We think the case directly in point on this contention, and it decides it against the appellee.
Evidence of self-serving conduct is in the same class as that of self-serving declarations. 22 C.J. p. 230.
It is also urged for the first time that other testimony to the same effect was admitted without objection. The additional evidence thus referred to occurs in plaintiff's testimony as to a conversation with defendant's agent, Kiser, in which plaintiff testified as follows:
"The machine hadn't come (referring to the thresher which he claimed to have contracted for), and I told him about this tractor and having it there to pull this machine with, and he told me he didn't think they would ever come."
We do not think the defendant should be deprived of the benefit of its objection to the introduction of the evidence as to plaintiff's buying the tractor by failure to afterwards object to evidence that merely refers incidentally to such matter.
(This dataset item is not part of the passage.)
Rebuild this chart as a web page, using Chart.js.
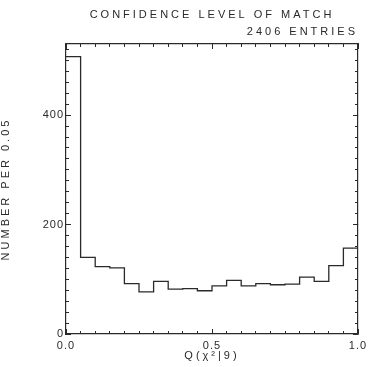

When a party once makes an objection to certain evidence, and preserves his objection thereto so that the evidence is in the record for all purposes, it ought not to be necessary for him to thereafter incumber the record by exceptions on every occasion when such evidence is incidentally referred to in the further trial of the case on penalty of losing the benefit of his objection to the introduction of the evidence in the first instance.
The motion for rehearing will be overruled.